Stochastic Forcing of Perturbation Variance in Unbounded Shear and Deformation Flows

Abstract

The problem of growth of small perturbations in fluid flow and the related problem of maintenance of perturbation variance has traditionally been studied by appeal to exponential modal instability of the flow. In the event that a flow supports an exponentially growing modal solution, the initially unbounded growth of the mode is taken as more or less compelling evidence for eventual flow breakdown. However, atmospheric flows are characterized by large thermally forced background rates of strain and are subject to perturbations that are not infinitesimal in amplitude. Under these circumstances there is an alternative mechanism for growth and maintenance of perturbation variance: amplification in a straining flow of stochastically forced perturbations in the absence of exponential instabilities.
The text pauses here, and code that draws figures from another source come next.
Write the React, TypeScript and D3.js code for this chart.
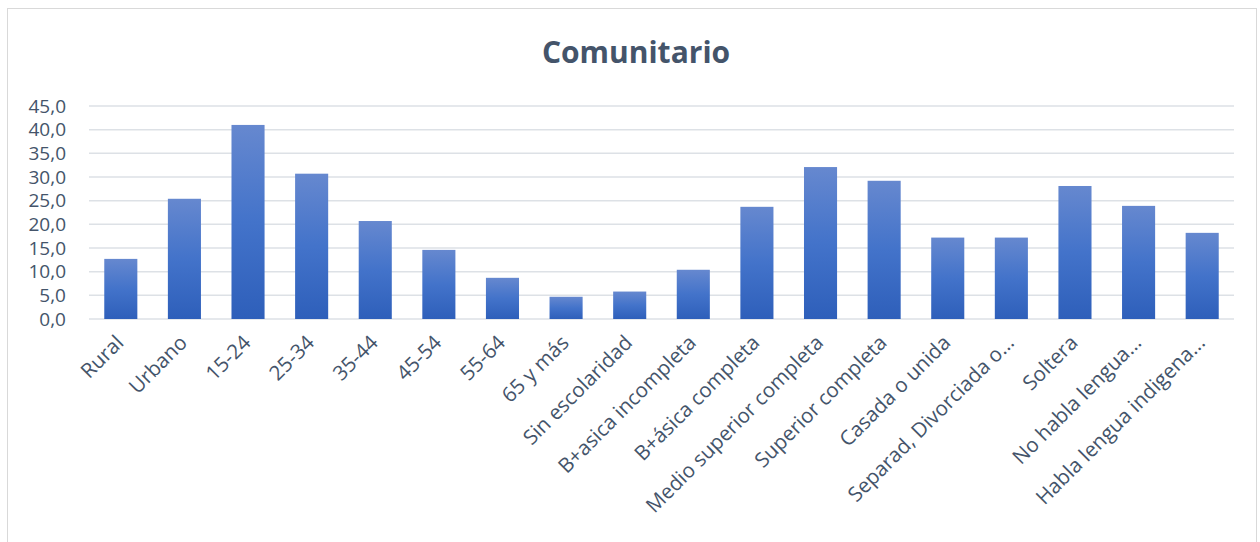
import React from "react";
import * as d3 from "d3";

const categories = [
  "Rural", "Urbano", "15-24", "25-34", "35-44", "45-54", "55-64", "65 y más",
  "Sin escolaridad", "B+asica incompleta", "B+ásica completa", "Medio superior completa",
  "Superior completa", "Casada o unida", "Separad, Divorciada o...", "Soltera",
  "No habla lengua...", "Habla lengua indigena...",
];
const values = [12.7, 25.4, 41.0, 30.7, 20.7, 14.6, 8.7, 4.7, 5.8, 10.4, 23.7, 32.1, 29.2, 17.2, 17.2, 28.1, 23.9, 18.2];
const yTicks = [0, 5, 10, 15, 20, 25, 30, 35, 40, 45];
const title = "Comunitario";

const W = 1260, H = 542;
const M = { left: 89, right: 26, top: 106, bottom: 223 };
const FONT = "'Open Sans', 'Noto Sans', sans-serif";
const TXT = "#44546A";

export default function App() {
  const x = d3.scaleBand<string>().domain(categories).range([M.left, W - M.right]).paddingInner(0.48).paddingOuter(0.24);
  const y = d3.scaleLinear().domain([0, 45]).range([H - M.bottom, M.top]);
  const fmt = (v: number) => v.toFixed(1).replace(".", ",");
  return (
    <svg width={W} height={H} style={{ position: "absolute", left: 0, top: 0, background: "#fff" }}>
      <defs>
        <linearGradient id="barGrad" x1="0" y1="0" x2="0" y2="1">
          <stop offset="0%" stopColor="#6688CF" />
          <stop offset="50%" stopColor="#4373CA" />
          <stop offset="100%" stopColor="#2E5FBA" />
        </linearGradient>
      </defs>
      <rect x={7.5} y={8.5} width={1249} height={560} fill="#fff" stroke="#d9d9d9" strokeWidth={1} />
      <text x={636} y={63} textAnchor="middle" fontFamily={FONT} fontWeight={700} fontSize={30} fill={TXT}>{title}</text>
      {yTicks.map((t) => (
        <g key={t}>
          <line x1={M.left} x2={W - M.right + 0} y1={y(t)} y2={y(t)} stroke="#dde1e6" strokeWidth={1.5} />
          <text x={66} y={y(t)} dy="0.35em" textAnchor="end" fontFamily={FONT} fontSize={19} fill={TXT}>{fmt(t)}</text>
        </g>
      ))}
      {categories.map((c, i) => (
        <rect key={c} x={x(c)} y={y(values[i])} width={x.bandwidth()} height={y(0) - y(values[i])} fill="url(#barGrad)" />
      ))}
      {categories.map((c) => {
        const cx = (x(c) as number) + x.bandwidth() / 2;
        return (
          <text key={c} transform={`translate(${cx + 4},${y(0) + 25}) rotate(-45)`} textAnchor="end" fontFamily={FONT} fontSize={20.5} fill={TXT}>{c}</text>
        );
      })}
    </svg>
  );
}
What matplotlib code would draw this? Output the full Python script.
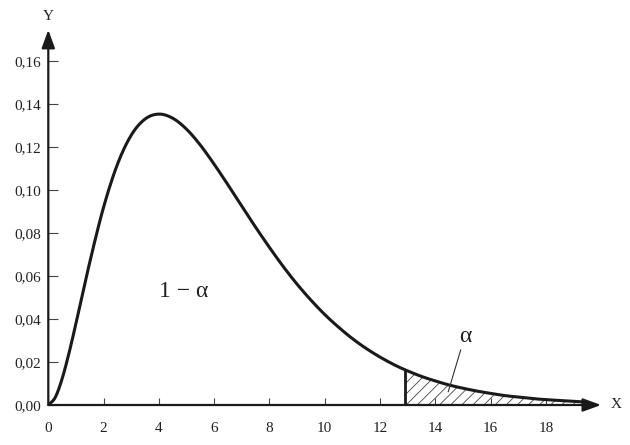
import numpy as np
import matplotlib
matplotlib.use("Agg")
import matplotlib.pyplot as plt

# values (density curve)
x_pts = [0, 0.25, 0.5, 0.75, 1, 1.5, 2, 2.5, 3, 3.5, 4, 4.5, 5, 5.5, 6, 6.5, 7, 7.5, 8, 8.5, 9, 9.5,
         10, 10.5, 11, 11.5, 12, 12.5, 12.9, 13.5, 14, 14.5, 15, 15.5, 16, 16.5, 17,
         17.5, 18, 18.5, 19, 19.4]
y_pts = [0, 0.0035, 0.0122, 0.0242, 0.0379, 0.0664, 0.0920, 0.1119, 0.1255, 0.1330, 0.1353, 0.1334,
         0.1283, 0.1209, 0.1120, 0.1024, 0.0925, 0.0827, 0.0733, 0.0644, 0.0562, 0.0488,
         0.0421, 0.0362, 0.0309, 0.0263, 0.0223, 0.0188, 0.0164, 0.0133, 0.0112, 0.0093,
         0.0078, 0.0065, 0.0054, 0.0044, 0.0037, 0.0030, 0.0025, 0.0021, 0.0017, 0.0014]
x_crit = 12.9
x_ticks = [0, 2, 4, 6, 8, 10, 12, 14, 16, 18]
x_tick_labels = ["0", "2", "4", "6", "8", "10", "12", "14", "16", "18"]
y_ticks = [0.00, 0.02, 0.04, 0.06, 0.08, 0.10, 0.12, 0.14, 0.16]
y_tick_labels = ["0,00", "0,02", "0,04", "0,06", "0,08", "0,10", "0,12", "0,14", "0,16"]


def catmull_rom(xs, ys, n=20):
    xs = np.asarray(xs, float); ys = np.asarray(ys, float)
    P = np.column_stack([xs, ys])
    P = np.vstack([2 * P[0] - P[1], P, 2 * P[-1] - P[-2]])
    out = []
    for i in range(1, len(P) - 2):
        p0, p1, p2, p3 = P[i - 1], P[i], P[i + 1], P[i + 2]
        # centripetal-ish: use uniform but with chord-length aware tangents
        t = np.linspace(0, 1, n, endpoint=False)[:, None]
        d1 = np.linalg.norm(p2 - p1)
        m1 = (p2 - p0) / max(np.linalg.norm(p2 - p0), 1e-12) * d1
        m2 = (p3 - p1) / max(np.linalg.norm(p3 - p1), 1e-12) * d1
        h00 = 2 * t ** 3 - 3 * t ** 2 + 1
        h10 = t ** 3 - 2 * t ** 2 + t
        h01 = -2 * t ** 3 + 3 * t ** 2
        h11 = t ** 3 - t ** 2
        out.append(h00 * p1 + h10 * m1 + h01 * p2 + h11 * m2)
    out.append(P[-2][None, :])
    out = np.vstack(out)
    return out[:, 0], out[:, 1]


plt.rcParams['font.family'] = ['Liberation Serif', 'DejaVu Serif']
plt.rcParams['hatch.linewidth'] = 0.6

fig = plt.figure(figsize=(6.3, 4.45), dpi=100)
ax = fig.add_axes([48.3 / 630, 40 / 445, 20.5 * 27.64 / 630, 387 / 445])
ax.set_xlim(0, 20.5)
ax.set_ylim(0, 0.18)
for s in ax.spines.values():
    s.set_visible(False)

xs, ys = catmull_rom(x_pts, y_pts)
ax.plot(xs, ys, color='#1a1a1a', lw=2.2, solid_capstyle='butt', zorder=3)

m = xs >= x_crit
ax.fill_between(xs[m], 0, ys[m], facecolor='none', edgecolor='#444444', hatch='///',
                linewidth=0, zorder=2)
yc = np.interp(x_crit, x_pts, y_pts)
ax.plot([x_crit, x_crit], [0, yc], color='#1a1a1a', lw=2.0, zorder=3)

# axes with arrows
ax.annotate('', xy=(20.0, 0), xytext=(0, 0), xycoords='data',
            arrowprops=dict(arrowstyle='-|>,head_length=1.1,head_width=0.4',
                            color='#1a1a1a', lw=1.6, shrinkA=0, shrinkB=0),
            annotation_clip=False, zorder=4)
ax.annotate('', xy=(0, 0.1745), xytext=(0, 0), xycoords='data',
            arrowprops=dict(arrowstyle='-|>,head_length=1.1,head_width=0.4',
                            color='#1a1a1a', lw=1.6, shrinkA=0, shrinkB=0),
            annotation_clip=False, zorder=4)
ax.text(20.55, 0.0003, 'X', ha='center', va='center', fontsize=11, color='#222222',
        clip_on=False)
ax.text(0, 0.1805, 'Y', ha='center', va='center', fontsize=11, color='#222222',
        clip_on=False)

ax.set_xticks(x_ticks)
ax.set_xticklabels(x_tick_labels)
ax.set_yticks(y_ticks)
ax.set_yticklabels(y_tick_labels)
ax.tick_params(axis='x', direction='in', length=5, width=0.8, pad=12, labelsize=11,
               colors='#444444', labelcolor='#222222')
ax.tick_params(axis='y', direction='in', length=7, width=0.8, pad=5, labelsize=11,
               colors='#444444', labelcolor='#222222')

ax.text(4.91, 0.0527, '1 − α', ha='center', va='center', fontsize=17, color='#222222')
ax.text(15.08, 0.0318, 'α', ha='center', va='center', fontsize=17, color='#222222')
ax.plot([14.92, 14.47], [0.0256, 0.0062], color='#333333', lw=0.8, zorder=3)

fig.savefig('out.png', dpi=100)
From this viewpoint the flow is regarded as a driven amplifier rather than as an unstable oscillator. We explore this mechanism using as examples unbounded constant shear and pure deformation flow for which closed-form solutions are available and neither of which supports a nonsingular mode. With diffusive dissipation we find that amplification of isotropic band-limited stochastic driving is unbounded for the case of pure deformation and bounded by a threefold increase at large shear for the case of a linear velocity profile. A phenomenological model of the contribution of linear and nonlinear damped modes to the maintenance of variance results in variance levels increasing linearly with shear. We conclude that amplification of stochastic forcing in a straining field can maintain a variance field substantially more energetic than that resulting from the same forcing in the absence of a background straining flow. Our results further indicate that existence of linear and nonlinear damped modes is important in maintaining high levels of variance by the mechanism of stochastic excitation.